We grow up in a world that treats us like robots. If you're an employee, you're expected to be sharp and energized every single day. If you're a manager, every month should look like the last - same pace, same results, same consistency. As if you're not human.

And if you're self-employed, three new clients should arrive every month and only one should leave. Clockwork. Predictable. Manageable.

But the world works differently than that.

Why This Matters

Winter? Feeling tired isn't laziness. It's just winter. There are seasons in the year, seasons in energy, seasons in productivity. And yes - "here come three crises at once" is also a season, isn't it?

But there are also seasons of "everything is going great and I have a hundred ideas and way too much ambition." Seasons where you're riding a wave of momentum and everything feels possible.

The expectations we impose on ourselves - or on our employees, clients, managers - to behave as if we're always on a straight upward line? That just doesn't make sense. It's not how humans work. It's not how organizations work.
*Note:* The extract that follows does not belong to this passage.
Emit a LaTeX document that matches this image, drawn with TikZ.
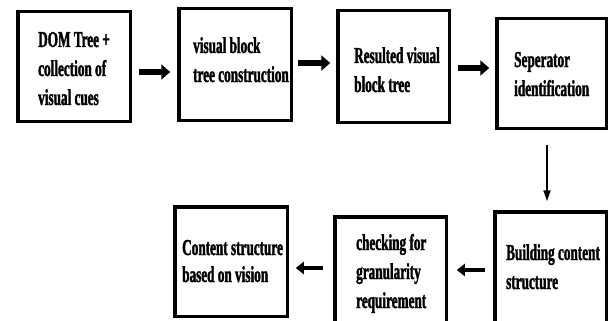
\documentclass[tikz,border=0pt]{standalone}
\usepackage{fontspec}
\setmainfont[FakeStretch=0.58]{Liberation Serif}[BoldFeatures={FakeStretch=0.58,FakeBold=1.5}]
\usetikzlibrary{arrows.meta}
\tikzset{
  box/.style={draw=black, line width=3.5pt, fill=white, rectangle, inner sep=0pt},
  txt/.style={anchor=base west, inner sep=0pt, font=\fontsize{22.8}{29}\selectfont\bfseries},
  fat/.style={line width=5.5pt, -{Triangle[length=9pt,width=15pt]}},
  fatb/.style={line width=4.5pt, -{Triangle[length=8pt,width=12pt]}},
  thin/.style={line width=2pt, -{Triangle[length=11pt,width=7pt]}}
}
\begin{document}
\begin{tikzpicture}[x=1pt,y=-1pt]
\useasboundingbox (0,0) rectangle (608,321);
\clip (0,0) rectangle (608,321);
% boxes (outer edges given in pixels)
\node[box, minimum width=112.5pt, minimum height=109.5pt] (b1) at (74,66.5) {};
\node[box, minimum width=112.5pt, minimum height=111.5pt] (b2) at (235,64.5) {};
\node[box, minimum width=111.5pt, minimum height=111.5pt] (b3) at (393.5,66.5) {};
\node[box, minimum width=109.5pt, minimum height=109.5pt] (b4) at (551.5,73.5) {};
\node[box, minimum width=111.5pt, minimum height=116.5pt] (b5) at (550.5,270) {};
\node[box, minimum width=111.5pt, minimum height=111.5pt] (b6) at (390.5,272.5) {};
\node[box, minimum width=112.5pt, minimum height=109.5pt] (b7) at (231,261.5) {};
% texts
\node[txt] (t1) at (38,47) {\begin{tabular}[t]{@{}l@{}}DOM Tree +\\collection of\\visual cues\end{tabular}};
\node[txt] (t2) at (193,53) {\begin{tabular}[t]{@{}l@{}}visual block\\tree construction\end{tabular}};
\node[txt] (t3) at (354,63) {\begin{tabular}[t]{@{}l@{}}Resulted visual\\block tree\end{tabular}};
\node[txt] (t4) at (514,67) {\begin{tabular}[t]{@{}l@{}}Seperator\\identification\end{tabular}};
\node[txt] (t5) at (506,260) {\begin{tabular}[t]{@{}l@{}}Building content\\structure\end{tabular}};
\node[txt] (t6) at (356,250) {\begin{tabular}[t]{@{}l@{}}checking for\\granularity\\requirement\end{tabular}};
\node[txt, font=\fontsize{22.8}{27}\selectfont\bfseries] (t7) at (182,255) {\begin{tabular}[t]{@{}l@{}}Content structure\\based on vision\end{tabular}};
% connectors
\draw[fat, shorten <=6.75pt, shorten >=6.75pt] ([yshift=-5.5pt]b1.east) -- ([yshift=-7.5pt]b2.west);
\draw[fat, shorten <=4.75pt, shorten >=5.75pt] ([yshift=1.5pt]b2.east) -- ([yshift=3.5pt]b3.west);
\draw[fat, shorten <=6.75pt, shorten >=5.75pt] ([yshift=-1.5pt]b3.east) -- ([yshift=5.5pt]b4.west);
\draw[thin, shorten <=14.75pt, shorten >=8.75pt] ([xshift=-4.5pt]b4.south) -- ([xshift=-3.5pt]b5.north);
\draw[fatb, shorten <=7.75pt, shorten >=8.75pt] (b5.west) -- ([yshift=2.5pt]b6.east);
\draw[fatb, shorten <=9.75pt, shorten >=6.75pt] ([yshift=4.5pt]b6.west) -- ([yshift=-6.5pt]b7.east);
\end{tikzpicture}
\end{document}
Here's what I realized after years of studying this: when you fight against the season you're in, you lose twice. First, you lose the energy you're wasting trying to be something you're not right now. Second, you lose the opportunity to work with what you actually have available.

A tired employee in their winter season isn't lazy. They're in winter. Push them harder, and you get burnout. Welcome them into the season, and you get resilience.

What To Actually Do

I once talked about this in a podcast. A listener asked: "But how do I tell my boss I'm in my winter season?" Good question. You don't necessarily tell them that. You work differently instead.

When I'm "on the wave" - I work more hours, set higher goals, rest less. I'm riding momentum. I know this season ends, so I use it fully.

When I'm "under the wave" - I lower expectations, take naps, give myself a break. I work fewer hours. I focus on completing existing things, not starting new ones. I'm conservative.

Not because I'm giving up. Because that's how the system actually works. Fighting winter doesn't make spring come faster. Understanding the season makes it survivable.

Also? Knowing it's just a season makes it much easier to get through. This isn't permanent. You're not broken. You're seasonal. We all are.